The quandary for Eskom all along is that it has to do proper maintenance when it takes any plant out of commission. There are (more than) some hints that it has continued to rush maintenance and force plant back online to make up for a shortfall due to unplanned outages.
Then there’s the curious situation over Easter, where Eskom originally forecast it would have over 34GW of capacity on 2, 3, 4 and 5 April — this despite the elevated levels of planned maintenance. Days later, it was revised lower to anywhere from 31,5GW to 33,5GW. In the original forecast, it expected to have 34,9GW available on the Thursday and Friday. (We don’t know what capacity it actually had, because Eskom didn’t publish a status bulletin on Monday (given that it was a public holiday), but this is entirely academic given the far lower than average demand.)
But the last and only other time that Eskom forecast it would have anything close to 35GW of capacity was on 21 and 22 February. The original forecast was revised lower to about 27,5GW for that weekend, and demand was forced lower (it did not use open cycle gas turbines). It’s difficult to figure out what happened in both these cases. How did Eskom arrive at the over-generous supply forecasts in the first place? Based on that, did Eskom look at these and decide to use the window to do additional planned maintenance?
What happened this week, where load shedding was in place from 6am on Tuesday, Wednesday and Thursday (and from 4pm on Monday and 10am on Sunday), was downright predictable. Planned maintenance is still at stubbornly high levels. (This is good news, especially for winter.) The fact that Eskom was able to make the call and announce load shedding from 6am on the night before each of these days is telling. But, if it was forced into stage two from as early as 6am, the supply situation was bad. (Thankfully, it ran stage one from 6am on Thursday, meaning it had found another gigawatt, or some diesel.)
However, the situation on Wednesday was downright bizarre. In the morning, it had managed to restore 1,2GW of capacity (2x600MW) from the 9,5GW unplanned outages. It confirmed then that planned maintenance stood at around 5GW. Yet, by the afternoon it was forced into stage three load shedding (where it removes up to 4GW of demand).
Do the maths. There were 9,5GW of unplanned outages plus 5GW of planned maintenance as of Wednesday morning. Stage two load shedding meant a foreseeable shortfall (at peak) of 2GW.
But 1,2GW of the unplanned outages were restored during the course of the morning. This left a new theoretical shortfall of 800MW (call it 1GW), but load shedding wasn’t downgraded to stage one. Instead, load shedding was escalated to stage three by 4pm.
This meant Eskom lost the equivalent of all of the capacity it had managed to restore (1,2GW) plus another gigawatt (or two).
In its status bulletin published yesterday, Eskom says it there was peak demand (“reduced down”) of 27,5GW with available capacity of 29,3GW on Wednesday.
Something, somewhere does not quite add up.
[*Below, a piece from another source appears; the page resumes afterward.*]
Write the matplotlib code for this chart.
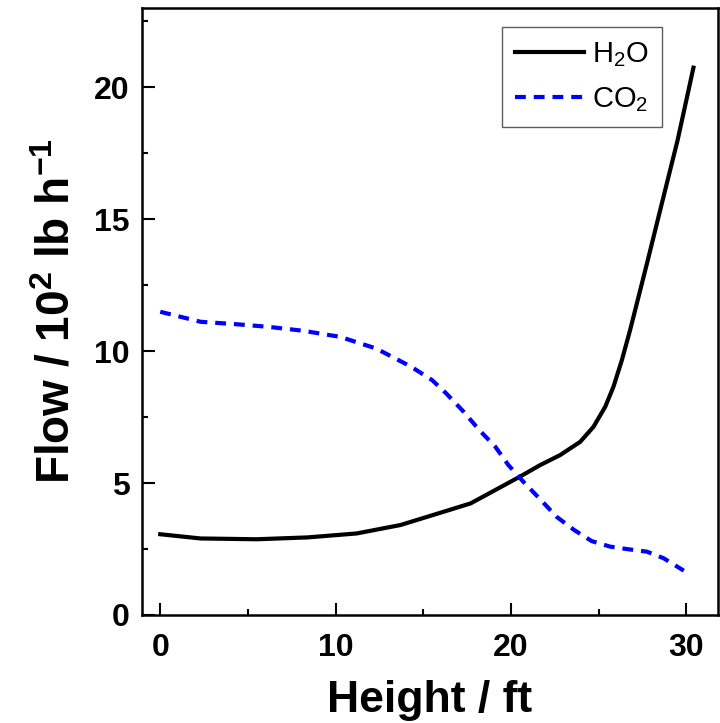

How did capacity disappear on Wednesday?
Business Day says it was able to “build a picture of what transpired” and that Eskom reached the “tail-end of… [the] diesel supplies” for its open cycle gas turbines. Compounding this was the depletion of “pumped storage capacity” earlier in the week. This is (somewhat) good news. It means that Eskom didn’t lose any more capacity from its coal fleet.
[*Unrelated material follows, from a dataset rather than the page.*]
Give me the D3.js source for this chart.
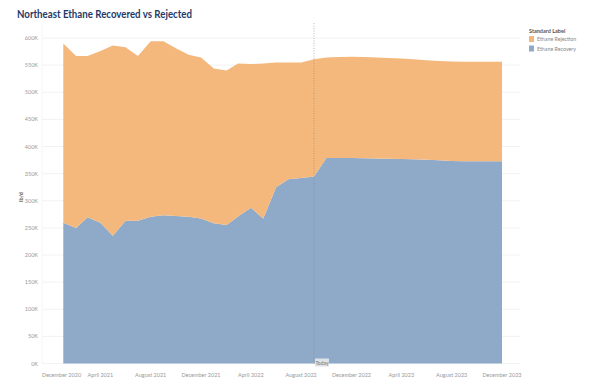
<!DOCTYPE html>
<html>
<head>
<meta charset="utf-8">
<script src="https://cdn.jsdelivr.net/npm/d3@7"></script>
<style>
  body { margin: 0; background: #fff; }
  text { font-family: Lato, "Open Sans", sans-serif; }
</style>
</head>
<body>
<div id="chart"></div>
<script>
// monthly data, Jan 2021 .. Dec 2023 (lb/d)
let months = d3.timeMonth.range(new Date(2021, 0, 1), new Date(2024, 0, 1))

let totalK = [590, 567, 567, 576, 586, 583, 567, 594, 594, 581, 569, 564,
  544, 540, 553, 552, 553, 555, 555, 555, 561, 564, 565, 565.5,
  565, 564, 563, 562, 561, 559, 557.5, 556.5, 556, 556, 556, 556]

let recoveryK = [259.5, 250, 269.5, 259.5, 235.5, 263, 263, 270.5, 273.5, 272, 270.5, 267.5,
  258.5, 255.5, 271, 287, 267.5, 325, 339.5, 342, 344.5, 379, 379, 379,
  378.5, 378, 377.5, 377, 376.5, 375.5, 374.5, 373.5, 373, 373, 373, 373]

let seriesNames = ['Ethane Rejection', 'Ethane Recovery']
let yTicks = d3.range(0, 600001, 50000)
let xTicks = d3.timeMonth.range(new Date(2020, 11, 1), new Date(2024, 0, 2), 4)
let todayDate = new Date(2022, 8, 1)

let colors = { 'Ethane Rejection': '#f4b87c', 'Ethane Recovery': '#8faac8' }

let width = 589
let height = 388
let plotLeft = 42
let plotRight = 520

let svg = d3
  .select('#chart')
  .append('svg')
  .attr('width', width)
  .attr('height', height)

let rows = months.map((m, i) => ({
  date: m,
  'Ethane Recovery': recoveryK[i] * 1000,
  'Ethane Rejection': (totalK[i] - recoveryK[i]) * 1000
}))

let x = d3.scaleTime()
  .domain([new Date(2020, 11, 1), new Date(2023, 11, 1)])
  .range([50.5, 502])

let y = d3.scaleLinear()
  .domain([0, 600000])
  .range([363.5, 38])

// title
svg.append('text')
  .attr('x', 17)
  .attr('y', 18)
  .attr('font-size', 11)
  .attr('font-weight', 'bold')
  .attr('fill', '#1f3a68')
  .attr('textLength', 175)
  .attr('lengthAdjust', 'spacingAndGlyphs')
  .text('Northeast Ethane Recovered vs Rejected')

// gridlines + y labels
svg.selectAll('.grid')
  .data(yTicks)
  .enter()
  .append('line')
  .attr('class', 'grid')
  .attr('x1', plotLeft)
  .attr('x2', plotRight)
  .attr('y1', d => y(d))
  .attr('y2', d => y(d))
  .attr('stroke', '#efefef')
  .attr('stroke-width', 0.8)

svg.selectAll('.ylab')
  .data(yTicks)
  .enter()
  .append('text')
  .attr('class', 'ylab')
  .attr('x', 38)
  .attr('y', d => y(d) + 2)
  .attr('text-anchor', 'end')
  .attr('font-size', 5.5)
  .attr('fill', '#999')
  .text(d => d / 1000 + 'K')

svg.append('line')
  .attr('x1', plotLeft)
  .attr('x2', plotLeft)
  .attr('y1', 25)
  .attr('y2', 363.5)
  .attr('stroke', '#f2f2f2')
  .attr('stroke-width', 0.8)

svg.append('text')
  .attr('transform', 'translate(23,197) rotate(-90)')
  .attr('text-anchor', 'middle')
  .attr('font-size', 5.5)
  .attr('font-weight', 'bold')
  .attr('fill', '#666')
  .text('lb/d')

// stacked areas
let stack = d3.stack().keys(['Ethane Recovery', 'Ethane Rejection'])
let layers = stack(rows)

let area = d3.area()
  .x(d => x(d.data.date))
  .y0(d => y(d[0]))
  .y1(d => y(d[1]))

svg.selectAll('.layer')
  .data(layers)
  .enter()
  .append('path')
  .attr('class', 'layer')
  .attr('d', area)
  .attr('fill', d => colors[d.key])

// today line
svg.append('line')
  .attr('x1', x(todayDate))
  .attr('x2', x(todayDate))
  .attr('y1', 23)
  .attr('y2', 363.5)
  .attr('stroke', '#888')
  .attr('stroke-width', 0.6)
  .attr('stroke-dasharray', '1,1.5')

svg.append('rect')
  .attr('x', x(todayDate) + 1)
  .attr('y', 358.5)
  .attr('width', 14)
  .attr('height', 8)
  .attr('fill', '#dde3ea')

svg.append('text')
  .attr('x', x(todayDate) + 8)
  .attr('y', 364.7)
  .attr('text-anchor', 'middle')
  .attr('font-size', 5)
  .attr('fill', '#777')
  .text('Today')

// x labels, clamped to plot left edge
let fmt = d3.timeFormat('%B %Y')
svg.selectAll('.xlab')
  .data(xTicks)
  .enter()
  .append('text')
  .attr('class', 'xlab')
  .attr('y', 377)
  .attr('font-size', 5.5)
  .attr('fill', '#999')
  .text(d => fmt(d))
  .each(function (d) {
    let w = this.getComputedTextLength()
    let left = Math.max(plotLeft, x(d) - w / 2)
    d3.select(this).attr('x', left)
  })

// legend
svg.append('text')
  .attr('x', 529)
  .attr('y', 33)
  .attr('font-size', 5.5)
  .attr('font-weight', 'bold')
  .attr('fill', '#555')
  .text('Standard Label')

seriesNames.forEach((name, i) => {
  svg.append('rect')
    .attr('x', 529)
    .attr('y', 36 + i * 9.5)
    .attr('width', 5)
    .attr('height', 6)
    .attr('fill', colors[name])
  svg.append('text')
    .attr('x', 537)
    .attr('y', 41 + i * 9.5)
    .attr('font-size', 5.3)
    .attr('fill', '#888')
    .text(name)
})
</script>
</body>
</html>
In fact, Thursday’s system status bulletin further corroborates this, except its not evident Eskom even had the luxury of the “tail-end of diesel supplies”. In the bulletin, Eskom says available capacity on Monday, Tuesday and Wednesday this week was met “considering primary energy constraints”. This is code for ‘we did not run the open cycle gas turbines’. Curiously, it now references a demand picture “excluding load shedding” which is not really a demand picture at all – more on this next week.
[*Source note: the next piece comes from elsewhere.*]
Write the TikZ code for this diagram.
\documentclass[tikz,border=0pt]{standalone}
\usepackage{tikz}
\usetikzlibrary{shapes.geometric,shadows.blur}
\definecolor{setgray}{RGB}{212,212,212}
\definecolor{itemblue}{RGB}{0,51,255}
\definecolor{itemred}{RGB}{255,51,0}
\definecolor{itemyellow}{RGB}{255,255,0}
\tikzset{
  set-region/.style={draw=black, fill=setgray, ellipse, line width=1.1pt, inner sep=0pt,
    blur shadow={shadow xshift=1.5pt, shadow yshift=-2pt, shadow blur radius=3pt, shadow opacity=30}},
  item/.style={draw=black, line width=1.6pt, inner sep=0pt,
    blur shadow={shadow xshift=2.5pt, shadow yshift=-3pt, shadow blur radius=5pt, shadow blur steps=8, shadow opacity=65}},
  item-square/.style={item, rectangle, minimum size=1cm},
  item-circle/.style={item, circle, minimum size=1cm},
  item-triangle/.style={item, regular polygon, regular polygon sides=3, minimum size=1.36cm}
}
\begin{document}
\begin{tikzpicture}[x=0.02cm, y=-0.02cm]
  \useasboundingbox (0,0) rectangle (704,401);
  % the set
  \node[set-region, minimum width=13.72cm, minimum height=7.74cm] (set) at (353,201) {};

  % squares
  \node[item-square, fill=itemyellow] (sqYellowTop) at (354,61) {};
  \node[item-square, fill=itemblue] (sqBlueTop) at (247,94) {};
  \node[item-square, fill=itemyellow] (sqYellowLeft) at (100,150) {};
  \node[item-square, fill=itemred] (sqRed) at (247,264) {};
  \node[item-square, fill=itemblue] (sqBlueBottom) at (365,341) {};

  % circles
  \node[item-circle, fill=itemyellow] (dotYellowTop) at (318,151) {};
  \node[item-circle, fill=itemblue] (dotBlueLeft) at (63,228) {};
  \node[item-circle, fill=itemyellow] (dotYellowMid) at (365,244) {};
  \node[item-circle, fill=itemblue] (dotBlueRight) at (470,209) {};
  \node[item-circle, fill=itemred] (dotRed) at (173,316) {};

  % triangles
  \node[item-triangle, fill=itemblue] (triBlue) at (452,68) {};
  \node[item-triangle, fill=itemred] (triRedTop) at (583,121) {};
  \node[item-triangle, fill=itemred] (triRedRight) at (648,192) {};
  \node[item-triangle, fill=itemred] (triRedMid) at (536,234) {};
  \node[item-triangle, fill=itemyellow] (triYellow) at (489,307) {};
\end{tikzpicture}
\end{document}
Referring to the investigation underway while four executives are suspended, public enterprises minister Lynne Brown said in her press briefing on Wednesday that she is ”digging deep into Eskom for three months to find factual information about what is happening at Eskom”.
“I want a deep dive into Eskom. Don’t you? Don’t you want to know what’s inside Eskom. It’s one of the [three] largest utilities of its kind in the world. That’s why I am only giving them three months. At least I want to know its liquidity. I want to know how the maintenance is going.”
So, the minister and department don’t know “how the maintenance is going”? And the war room? Do they know? Does Eskom itself know? This is the hauntingly worrying part of the minister’s pronouncements.
Brown also said on Wednesday: “I think we need to stick to maintenance — even in winter.”
Hallelujah! Back in February, I called for Eskom to load shed daily until May. This was pooh-poohed (indirectly, of course). It seems the reality of the situation is finally obvious to government.
I’ll repeat what I said earlier: “Get the ramp up of Medupi unit six right, and get some of that planned maintenance done (properly!), and we’ll be alright for winter. Don’t, and watch the unplanned outages and general unpredictability rocket upwards because Eskom simply hasn’t had the headroom to get plant fixed. The vicious circle it’s been battling against all summer will continue.”
At this point, the sane path is to continue doing maintenance during winter. Eskom did so last year. Let’s see which route is chosen.